Standards-Referenced Education
While standards-based education seems to imply standards exist to help schools create courses and teachers to plan lessons and tests, it's actually both broader and more specific than that. Schools and teachers do need to use standards to help plan and assess instruction. When they do so, they are using standards-referenced methods of instruction. Standards-referenced education is a part of standards-based education that guides the choices of educators to create and deliver instruction that appropriately addresses specific standards. But standards-based education is more than that. It looks at a progression over a period of time. Standards attempt to break down the various steps towards larger skills and knowledge a student will learn. For example, students need to learn how to add numbers. A series of standards are written to move a student through the process of attaining this skill. Students need first to understand what a number is and how to identify a number. Next, they need to see that numbers can be put together to create a new number. They begin with single digit numbers and progress to multi-digit numbers. Standards would be written for each step along the way. Standards-based education looks at the progression through each step but also follows on the broader goal of achieving mastery of larger skills.
Standards-Based Importance
Standards-based education has proven to be important in educational systems for a variety of reasons. Let's take a look at some of them:
- It ensures that students are progressing towards skills needed to succeed beyond K-12 schooling. Because standards break down the process of creating skills and knowledge, teachers and students are able to walk through each of these steps focusing on building important core skills that are deemed important when a student graduates from high school.
- It sets clear, shared expectations for schools, teachers, students, and parents. Because standards are clearly defined at each grade level and across the schooling experience, each party knows what it should focus on at a particular time.
- It looks at learning as a continual process of steps and it measures where each student is on the learning path. It allows for teachers to group students for learning and to offer intervention, or targeted support for a particular skill, to help students move towards particular skills.
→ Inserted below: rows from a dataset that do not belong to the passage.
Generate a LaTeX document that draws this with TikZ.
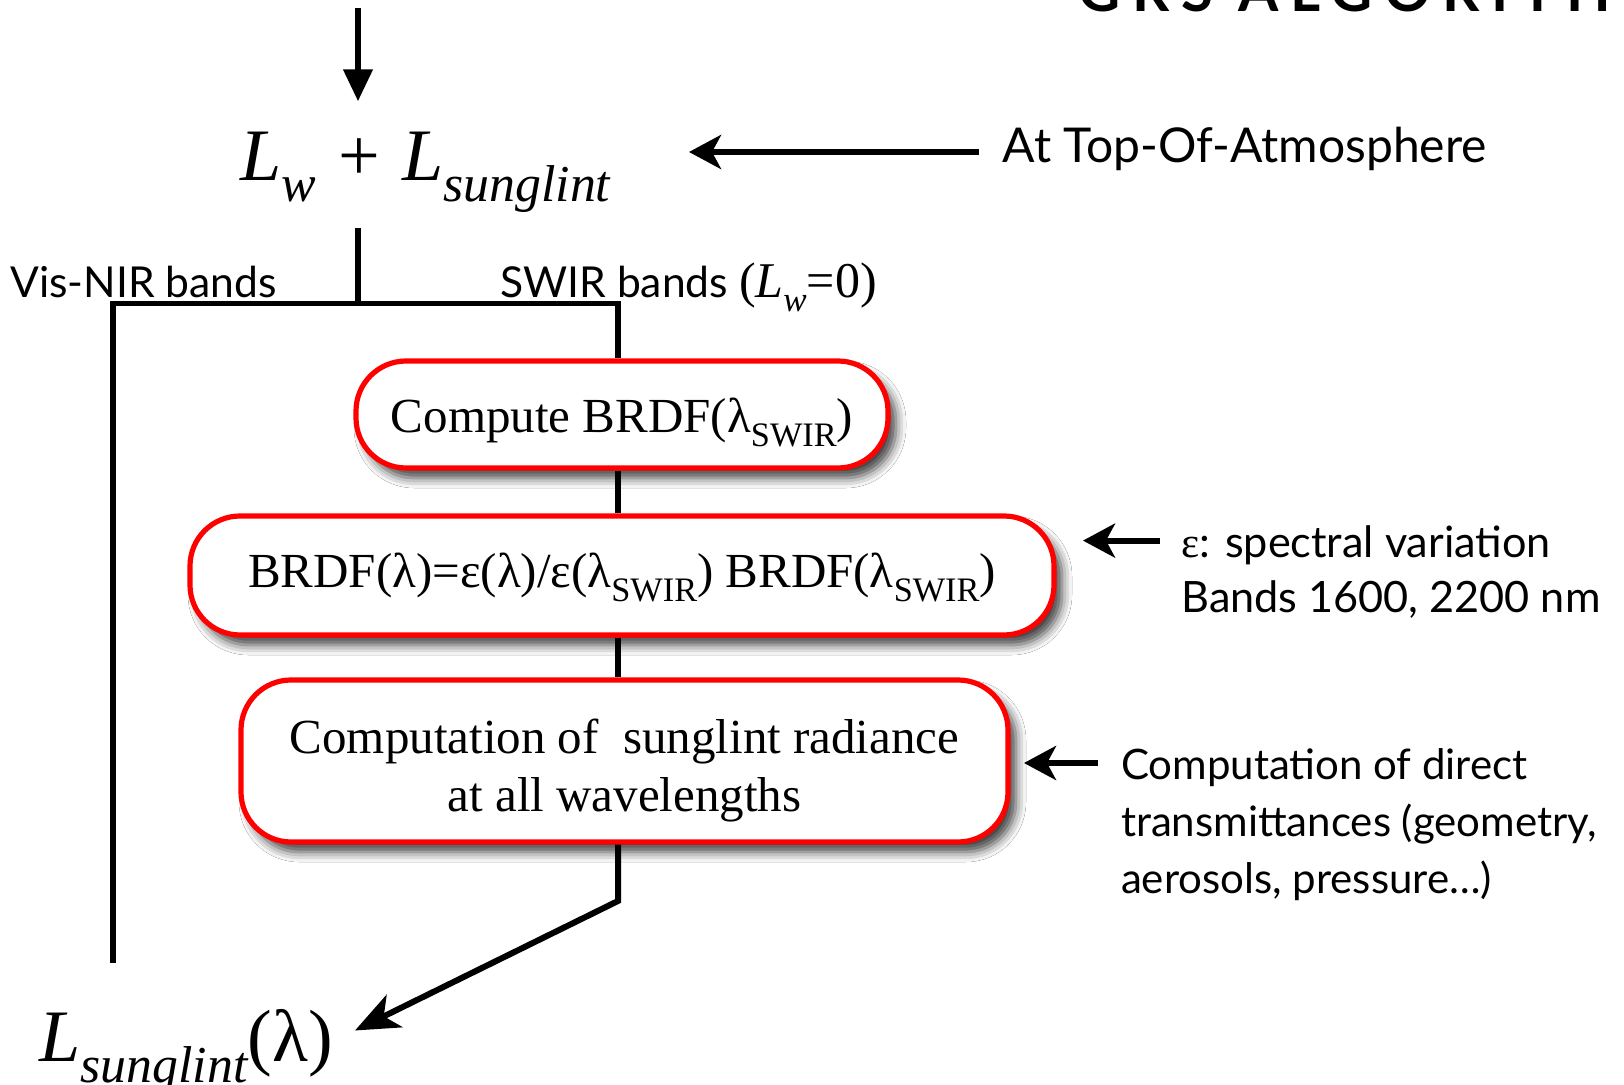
\documentclass[tikz,border=0pt]{standalone}
\usepackage{fontspec}
\setmainfont{Lato}
\newfontfamily\serif{Liberation Serif}
\newfontfamily\titlefont[LetterSpace=20]{Lato}
\usetikzlibrary{arrows.meta,shadows.blur}
% lowered, reduced subscript
\newcommand\sbs[1]{\raisebox{-0.28em}{\scalebox{0.7}{#1}}}
% put the baseline of a text a fixed distance below the node centre
\newcommand\setlow[2]{\raisebox{-#1}[0pt][0pt]{#2}}
\tikzset{
  proc/.style={draw=red, line width=2.6pt, fill=white, rounded corners=25pt,
    blur shadow={shadow xshift=4pt, shadow yshift=-5pt, shadow blur radius=5pt, shadow opacity=75},
    inner sep=0pt, align=center, font=\serif\fontsize{24.5}{28.5}\selectfont},
  label/.style={anchor=base west, inner sep=0pt, align=left},
  wire/.style={line width=2.8pt},
  feed/.style={line width=3.4pt, -{Triangle[length=16pt,width=14pt]}},
  note/.style={line width=3pt, -{Stealth[length=16pt,width=17pt,inset=4.5pt]}},
  outarr/.style={line width=3pt, -{Stealth[length=22pt,width=18pt,inset=6pt]}},
  bigmath/.style={anchor=base west, inner sep=0pt, font=\serif\fontsize{37}{40}\selectfont},
}
\begin{document}
\begin{tikzpicture}[x=0.5pt,y=-0.5pt]
\useasboundingbox (0,0) rectangle (1624,1085);
\fill[white] (0,0) rectangle (1624,1085);

% heading
\node[anchor=base west, inner sep=0pt, font=\titlefont\bfseries\fontsize{29}{30}\selectfont] (title) at (1078,12) {GRS ALGORITHM};

% main expressions
\node[bigmath] (top) at (240,181) {\itshape L\sbs{w}\hspace{0.3em}\upshape+\hspace{0.3em}\itshape L\sbs{sunglint}};
\node[bigmath] (out) at (39,1061.6) {\itshape L\sbs{sunglint}\upshape(λ)};

% processing steps
\node[proc, minimum width=266pt, minimum height=53.5pt] (b1) at (622,414.5)
  {\setlow{9pt}{Compute BRDF(λ\sbs{SWIR})}};
\node[proc, minimum width=432pt, minimum height=59.5pt] (b2) at (622,575.5)
  {\setlow{6pt}{BRDF(λ)=ε(λ)/ε(λ\sbs{SWIR}) BRDF(λ\sbs{SWIR})}};
\node[proc, minimum width=383.5pt, minimum height=81pt] (b3) at (624.5,761)
  {\setlow{25pt}{\begin{tabular}[b]{@{}c@{}}Computation of \ sunglint radiance\\at all wavelengths\end{tabular}}};

% branch labels
\node[label, font=\fontsize{21.3}{24}\selectfont] (vis) at (10,298) {Vis-NIR bands};
\node[label, font=\fontsize{21.3}{24}\selectfont] (swir) at (500,298)
  {SWIR bands {\serif\fontsize{25}{28}\selectfont(\itshape L\sbs{w}\upshape=0)}};

% side notes
\node[label, font=\fontsize{24}{28}\selectfont] (toa) at (1002.5,162.6) {At Top-Of-Atmosphere};
\node[label, font=\fontsize{21.6}{28}\selectfont] (eps) at (1181,613)
  {{\serif ε}: spectral variation\\Bands 1600, 2200 nm};
\node[label, font=\fontsize{21}{28.5}\selectfont] (trans) at (1120.6,893)
  {Computation of direct\\transmittances (geometry,\\aerosols, pressure\dots)};

% connector points
\coordinate (in) at (358,8);
\coordinate (inTip) at (358,101.5);
\coordinate (stem) at (358,228);
\coordinate (split) at (358,303.5);
\coordinate (lcorner) at (113,303.5);
\coordinate (rcorner) at (618,303.5);
\coordinate (lend) at (113,963);
\coordinate (bend) at (618,901);
\coordinate (outTip) at (355,1030.5);
\coordinate (toaTail) at (979,152);
\coordinate (toaTip) at (689,152);
\coordinate (epsTail) at (1160,540.6);
\coordinate (epsTip) at (1083,540.6);
\coordinate (trTail) at (1098,763);
\coordinate (trTip) at (1024,763);

% flow
\draw[feed] (in) -- (inTip);
\draw[wire] (stem) -- (split);
\draw[wire] (lend) -- (lcorner) -- (rcorner) -- (b1.north -| rcorner);
\draw[wire] (b1.south -| rcorner) -- (b2.north -| rcorner);
\draw[wire] (b2.south -| rcorner) -- (b3.north -| rcorner);
\draw[outarr] (b3.south -| rcorner) -- (bend) -- (outTip);

% note arrows
\draw[note] (toaTail) -- (toaTip);
\draw[note] (epsTail) -- (epsTip);
\draw[note] (trTail) -- (trTip);
\end{tikzpicture}
\end{document}
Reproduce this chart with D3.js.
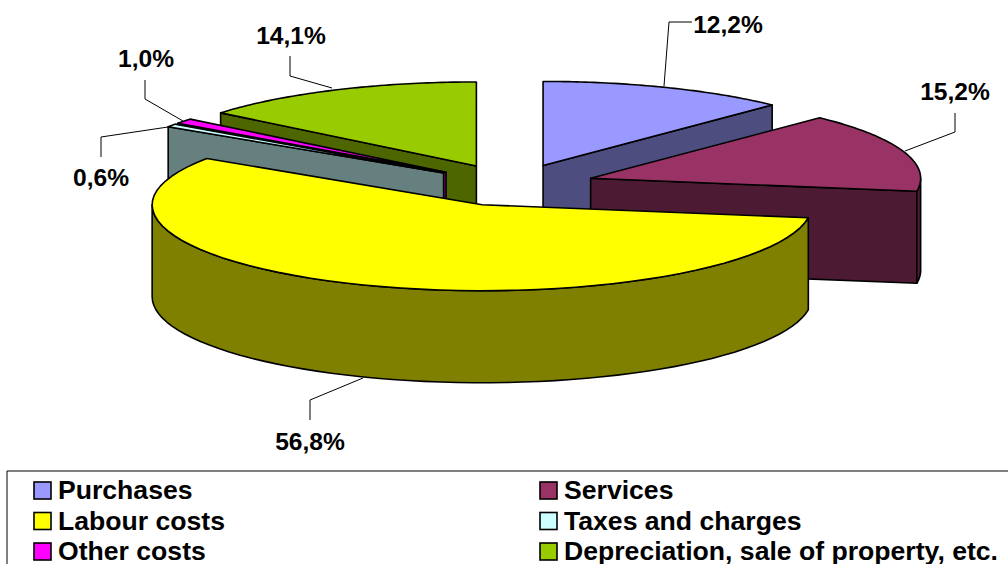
<!DOCTYPE html>
<html><head><meta charset="utf-8">
<style>html,body{margin:0;padding:0;background:#fff}svg{display:block}text{font-family:"Liberation Sans",Arial,sans-serif;font-weight:bold;fill:#000}</style>
<script src="https://cdn.jsdelivr.net/npm/d3@7"></script></head><body><script>
const categories=["Purchases","Services","Labour costs","Taxes and charges","Other costs","Depreciation, sale of property, etc."];
const shares=[12.2,15.2,56.8,0.6,1.0,14.1];
const shareLabels=["12,2%","15,2%","56,8%","0,6%","1,0%","14,1%"];
const colors=["#9999FF","#993366","#FFFF00","#CCFFFF","#FF00FF","#99CC00"];
const W=1008,H=564,cx=512,cy=185,rx=330,tilt=0.2545,tiltFront=0.2606,depth=92,explode=83;
const svg=d3.select("body").append("svg").attr("width",W).attr("height",H);
const arcs=d3.pie().sort(null).value(d=>d)(shares);
const dark=c=>{const r=d3.rgb(c);return d3.rgb(r.r/2,r.g/2,r.b/2).formatHex()};
const P=(s,a,z)=>{const c=Math.cos(a);return [s.ax+rx*Math.sin(a),s.ay-rx*(c>0?tilt:tiltFront)*c+z]};
const slices=arcs.map((a,i)=>{const m=(a.startAngle+a.endAngle)/2;
 return {i,a0:a.startAngle,a1:a.endAngle,ax:cx+explode*Math.sin(m),ay:cy-explode*tilt*Math.cos(m),c:colors[i]}});
const line=d3.line();
const arcPts=(s,a0,a1,z)=>d3.range(0,61).map(k=>P(s,a0+(a1-a0)*k/60,z));
const poly=(pts,fill)=>svg.append("path").attr("d",line(pts)+"Z").attr("fill",fill).attr("stroke","#000").attr("stroke-width",1.6).attr("stroke-linejoin","round");
const order=[0,5,1,4,3,2];
order.forEach(i=>{const s=slices[i],d=dark(s.c);
 const face=a=>poly([[s.ax,s.ay],P(s,a,0),P(s,a,depth),[s.ax,s.ay+depth]],d);
 if(Math.sin(s.a0)<-1e-6)face(s.a0);
 if(Math.sin(s.a1)>1e-6)face(s.a1);
 const w0=Math.max(s.a0,Math.PI/2),w1=Math.min(s.a1,Math.PI*1.5);
 if(w1>w0){const top=arcPts(s,w0,w1,0),bot=arcPts(s,w0,w1,depth).reverse();poly(top.concat(bot),d);}
 poly([[s.ax,s.ay]].concat(arcPts(s,s.a0,s.a1,0)),s.c);
});
const leaders=[[[664,86],[669,22],[692,22]],[[905,151],[955,132],[955,113]],[[363,378],[310,400],[310,420]],[[168,127],[101,137],[101,157]],[[183,121],[145,99],[145,80]],[[332,88],[290,76],[290,56]]];
const labelPos=[[728,33],[955,100],[310,450],[101,186],[146,67],[291,44]];
leaders.forEach(l=>svg.append("path").attr("d",line(l)).attr("fill","none").attr("stroke","#000").attr("stroke-width",1));
shareLabels.forEach((t,i)=>svg.append("text").attr("x",labelPos[i][0]).attr("y",labelPos[i][1]).attr("text-anchor","middle").attr("font-size",24.6).text(t));
svg.append("path").attr("d",line([[7,564],[7,471],[1008,471]])).attr("fill","none").attr("stroke","#000").attr("stroke-width",1);
const lx=d3.scalePoint().domain([0,1]).range([34,540]);
const ly=d3.scalePoint().domain([0,1,2]).range([490.5,551.5]);
categories.forEach((c,i)=>{const col=i%2,row=Math.floor(i/2);
 svg.append("rect").attr("x",lx(col)).attr("y",ly(row)-8.5).attr("width",17).attr("height",17).attr("fill",colors[i]).attr("stroke","#000").attr("stroke-width",1.6);
 svg.append("text").attr("x",lx(col)+24).attr("y",ly(row)+8.5).attr("font-size",26.6).text(c);
});
</script></body></html>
- It improves communication between teachers and their students and the student's parents. Because each standard clearly states what a student should be able to do at a particular point in his or her education, teachers are able to tell students exactly what they need to work on at a particular time. Also, teachers are able to tell parents what their children need to master and where they are on the mastery continuum.
Lesson Summary
Let's review…
Standards-based education is a systematic approach to education that focuses on students building a set of skills and knowledge by progressing through a series of steps towards mastery. Each standard clearly and succinctly describes a particular part of a larger skill that a student should be able to demonstrate at a particular point in his or her education. Teachers reference standards as they plan and assess instruction, but standards-based education looks beyond this focusing on moving students towards larger goals by defining what steps towards those goals they have mastered. This approach to education is important for several reasons. It ensures students are moving towards skills and knowledge that they need to succeed beyond K-12 schooling. It sets clear expectations about what students need to learn at each stage of education. It breaks down the steps towards larger skills and allows teachers to customize education for individual students and to intervene when they're not able to master standards. And, it creates a common language for communicating learning expectations to students and parents.